= Required work =
The line holding "import * as" is the last one to output; start at the first line of the data, keep every line in between exactly, and leave out pictures.
-*-
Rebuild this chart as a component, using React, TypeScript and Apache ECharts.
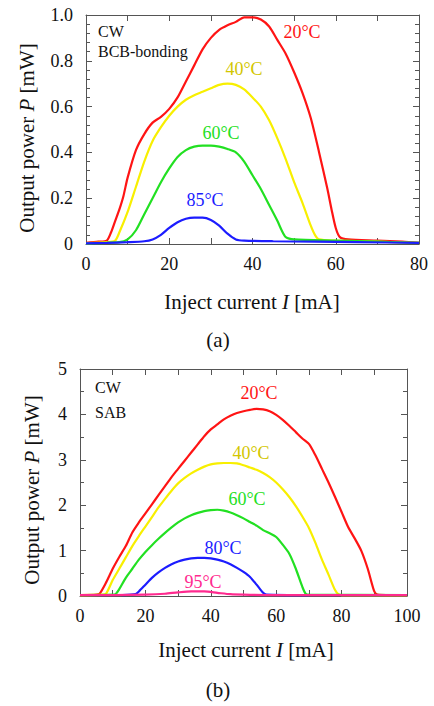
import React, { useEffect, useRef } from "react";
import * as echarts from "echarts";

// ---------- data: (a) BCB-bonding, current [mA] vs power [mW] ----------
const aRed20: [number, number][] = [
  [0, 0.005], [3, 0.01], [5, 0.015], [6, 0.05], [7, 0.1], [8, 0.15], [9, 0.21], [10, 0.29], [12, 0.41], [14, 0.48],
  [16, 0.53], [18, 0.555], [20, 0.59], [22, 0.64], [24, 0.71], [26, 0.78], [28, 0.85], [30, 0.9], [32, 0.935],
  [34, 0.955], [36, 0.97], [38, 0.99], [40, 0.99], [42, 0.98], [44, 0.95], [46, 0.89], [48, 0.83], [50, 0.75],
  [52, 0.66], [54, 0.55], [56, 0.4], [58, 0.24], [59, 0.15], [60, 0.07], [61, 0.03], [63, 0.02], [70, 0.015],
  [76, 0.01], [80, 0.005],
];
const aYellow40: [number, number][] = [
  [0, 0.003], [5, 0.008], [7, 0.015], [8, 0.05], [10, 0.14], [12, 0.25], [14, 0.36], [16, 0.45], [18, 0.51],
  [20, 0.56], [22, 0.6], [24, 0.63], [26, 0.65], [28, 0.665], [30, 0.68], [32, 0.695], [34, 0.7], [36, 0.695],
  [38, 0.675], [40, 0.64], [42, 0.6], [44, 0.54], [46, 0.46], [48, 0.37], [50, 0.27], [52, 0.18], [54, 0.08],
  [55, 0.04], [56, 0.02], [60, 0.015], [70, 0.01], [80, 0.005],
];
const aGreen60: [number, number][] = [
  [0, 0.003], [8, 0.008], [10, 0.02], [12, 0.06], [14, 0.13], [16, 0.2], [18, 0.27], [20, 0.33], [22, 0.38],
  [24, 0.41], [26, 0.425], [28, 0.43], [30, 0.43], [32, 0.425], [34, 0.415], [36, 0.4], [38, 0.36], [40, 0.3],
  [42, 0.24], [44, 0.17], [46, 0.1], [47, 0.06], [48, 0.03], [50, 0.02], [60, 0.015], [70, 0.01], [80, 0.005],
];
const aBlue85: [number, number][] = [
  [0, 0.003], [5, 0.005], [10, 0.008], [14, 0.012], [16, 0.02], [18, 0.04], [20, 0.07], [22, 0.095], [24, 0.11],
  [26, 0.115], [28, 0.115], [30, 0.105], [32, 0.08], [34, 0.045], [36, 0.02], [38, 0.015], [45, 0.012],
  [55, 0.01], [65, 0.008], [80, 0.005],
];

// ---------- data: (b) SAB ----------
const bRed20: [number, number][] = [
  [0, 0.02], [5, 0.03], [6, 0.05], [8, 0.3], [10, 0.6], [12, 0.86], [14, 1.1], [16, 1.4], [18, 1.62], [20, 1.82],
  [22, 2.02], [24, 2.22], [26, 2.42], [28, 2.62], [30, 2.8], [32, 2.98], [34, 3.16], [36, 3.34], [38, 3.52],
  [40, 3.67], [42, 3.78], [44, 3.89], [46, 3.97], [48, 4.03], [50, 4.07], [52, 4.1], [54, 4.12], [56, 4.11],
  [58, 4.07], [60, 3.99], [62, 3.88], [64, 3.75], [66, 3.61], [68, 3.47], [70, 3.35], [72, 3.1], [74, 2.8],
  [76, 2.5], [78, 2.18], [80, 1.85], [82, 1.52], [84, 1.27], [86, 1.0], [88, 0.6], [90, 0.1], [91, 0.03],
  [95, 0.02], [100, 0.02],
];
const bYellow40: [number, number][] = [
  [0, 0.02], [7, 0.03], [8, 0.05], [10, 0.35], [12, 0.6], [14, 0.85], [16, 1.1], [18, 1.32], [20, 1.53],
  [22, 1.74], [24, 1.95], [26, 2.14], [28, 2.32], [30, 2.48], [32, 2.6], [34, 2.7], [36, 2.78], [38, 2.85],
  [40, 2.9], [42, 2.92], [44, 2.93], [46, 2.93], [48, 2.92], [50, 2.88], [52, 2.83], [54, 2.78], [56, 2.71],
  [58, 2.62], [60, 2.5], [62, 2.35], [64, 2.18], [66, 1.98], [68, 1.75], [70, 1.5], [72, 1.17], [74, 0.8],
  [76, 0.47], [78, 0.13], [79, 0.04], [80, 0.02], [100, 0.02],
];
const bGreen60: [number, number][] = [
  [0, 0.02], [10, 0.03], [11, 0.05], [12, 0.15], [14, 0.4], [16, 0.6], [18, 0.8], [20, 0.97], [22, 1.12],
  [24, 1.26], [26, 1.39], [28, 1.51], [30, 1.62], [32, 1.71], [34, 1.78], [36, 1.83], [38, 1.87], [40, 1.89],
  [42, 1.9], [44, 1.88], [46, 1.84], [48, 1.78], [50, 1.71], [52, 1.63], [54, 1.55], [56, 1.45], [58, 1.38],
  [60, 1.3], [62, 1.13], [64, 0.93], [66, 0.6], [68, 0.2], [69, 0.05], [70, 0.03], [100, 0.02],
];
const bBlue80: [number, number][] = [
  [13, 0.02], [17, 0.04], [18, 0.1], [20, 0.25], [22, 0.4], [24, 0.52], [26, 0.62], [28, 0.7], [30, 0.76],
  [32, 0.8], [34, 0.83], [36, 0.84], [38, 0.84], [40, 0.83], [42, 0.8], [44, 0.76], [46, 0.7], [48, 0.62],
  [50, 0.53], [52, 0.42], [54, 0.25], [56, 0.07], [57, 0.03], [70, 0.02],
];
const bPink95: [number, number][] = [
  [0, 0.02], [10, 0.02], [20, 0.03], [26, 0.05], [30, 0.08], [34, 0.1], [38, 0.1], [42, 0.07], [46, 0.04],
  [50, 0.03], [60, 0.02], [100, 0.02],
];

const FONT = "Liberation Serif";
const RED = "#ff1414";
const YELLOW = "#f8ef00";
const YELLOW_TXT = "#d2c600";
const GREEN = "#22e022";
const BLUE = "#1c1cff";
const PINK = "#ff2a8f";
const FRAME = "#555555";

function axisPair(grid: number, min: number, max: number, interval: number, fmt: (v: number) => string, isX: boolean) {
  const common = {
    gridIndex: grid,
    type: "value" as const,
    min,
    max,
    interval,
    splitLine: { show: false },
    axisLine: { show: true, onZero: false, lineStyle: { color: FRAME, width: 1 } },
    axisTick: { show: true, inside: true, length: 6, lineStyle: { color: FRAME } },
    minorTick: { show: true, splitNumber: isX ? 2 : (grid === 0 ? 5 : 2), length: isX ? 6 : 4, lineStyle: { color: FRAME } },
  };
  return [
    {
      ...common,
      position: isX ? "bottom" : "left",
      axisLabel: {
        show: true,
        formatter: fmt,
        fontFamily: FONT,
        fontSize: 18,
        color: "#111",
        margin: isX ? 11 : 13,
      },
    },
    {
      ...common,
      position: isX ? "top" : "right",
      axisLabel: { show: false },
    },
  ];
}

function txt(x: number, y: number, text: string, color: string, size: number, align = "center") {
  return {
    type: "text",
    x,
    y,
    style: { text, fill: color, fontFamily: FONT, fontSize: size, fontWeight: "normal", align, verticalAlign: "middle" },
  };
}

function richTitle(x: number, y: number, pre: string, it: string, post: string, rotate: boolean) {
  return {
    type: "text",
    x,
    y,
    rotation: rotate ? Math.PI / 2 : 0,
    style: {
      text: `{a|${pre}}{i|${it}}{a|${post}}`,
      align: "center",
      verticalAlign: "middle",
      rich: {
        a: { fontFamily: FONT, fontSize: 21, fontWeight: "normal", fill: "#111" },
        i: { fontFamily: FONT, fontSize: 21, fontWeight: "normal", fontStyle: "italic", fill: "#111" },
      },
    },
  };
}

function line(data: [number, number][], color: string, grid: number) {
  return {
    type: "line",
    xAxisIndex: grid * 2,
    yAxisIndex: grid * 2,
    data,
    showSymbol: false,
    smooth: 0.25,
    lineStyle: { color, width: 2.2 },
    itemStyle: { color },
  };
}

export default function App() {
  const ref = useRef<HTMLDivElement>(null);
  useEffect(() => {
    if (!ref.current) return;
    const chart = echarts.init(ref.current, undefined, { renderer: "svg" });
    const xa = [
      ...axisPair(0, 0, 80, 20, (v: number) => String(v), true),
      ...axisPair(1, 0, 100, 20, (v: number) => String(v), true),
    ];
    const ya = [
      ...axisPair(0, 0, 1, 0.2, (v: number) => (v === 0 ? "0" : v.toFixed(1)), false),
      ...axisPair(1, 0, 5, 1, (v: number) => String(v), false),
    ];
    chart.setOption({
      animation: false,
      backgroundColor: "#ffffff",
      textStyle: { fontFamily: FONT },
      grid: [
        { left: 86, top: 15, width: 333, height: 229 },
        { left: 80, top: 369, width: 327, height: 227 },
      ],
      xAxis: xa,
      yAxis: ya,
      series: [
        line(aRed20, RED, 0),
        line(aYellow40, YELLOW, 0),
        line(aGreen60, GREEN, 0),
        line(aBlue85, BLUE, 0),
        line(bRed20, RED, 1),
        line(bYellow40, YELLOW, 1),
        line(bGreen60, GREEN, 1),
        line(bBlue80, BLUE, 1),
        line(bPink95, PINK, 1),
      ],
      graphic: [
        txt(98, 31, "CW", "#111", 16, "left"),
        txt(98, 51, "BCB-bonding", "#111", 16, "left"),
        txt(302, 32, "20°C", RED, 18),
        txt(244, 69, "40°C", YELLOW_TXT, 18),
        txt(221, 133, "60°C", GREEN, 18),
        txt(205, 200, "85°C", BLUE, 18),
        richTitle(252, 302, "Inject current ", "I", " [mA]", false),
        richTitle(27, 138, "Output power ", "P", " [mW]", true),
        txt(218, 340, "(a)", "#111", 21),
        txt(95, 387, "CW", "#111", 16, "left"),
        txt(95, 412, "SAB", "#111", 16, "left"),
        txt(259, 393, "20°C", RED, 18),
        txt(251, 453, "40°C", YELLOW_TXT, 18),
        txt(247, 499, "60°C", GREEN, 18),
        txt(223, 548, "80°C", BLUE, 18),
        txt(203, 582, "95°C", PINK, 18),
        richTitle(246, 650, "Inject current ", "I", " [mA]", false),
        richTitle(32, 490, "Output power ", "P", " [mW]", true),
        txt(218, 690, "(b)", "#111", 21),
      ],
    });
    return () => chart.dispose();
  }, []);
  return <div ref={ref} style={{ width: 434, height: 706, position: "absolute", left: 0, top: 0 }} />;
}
-*-
= Correct output =
Rebuild this chart as a component, using React, TypeScript and Apache ECharts.
import React, { useEffect, useRef } from "react";
import * as echarts from "echarts";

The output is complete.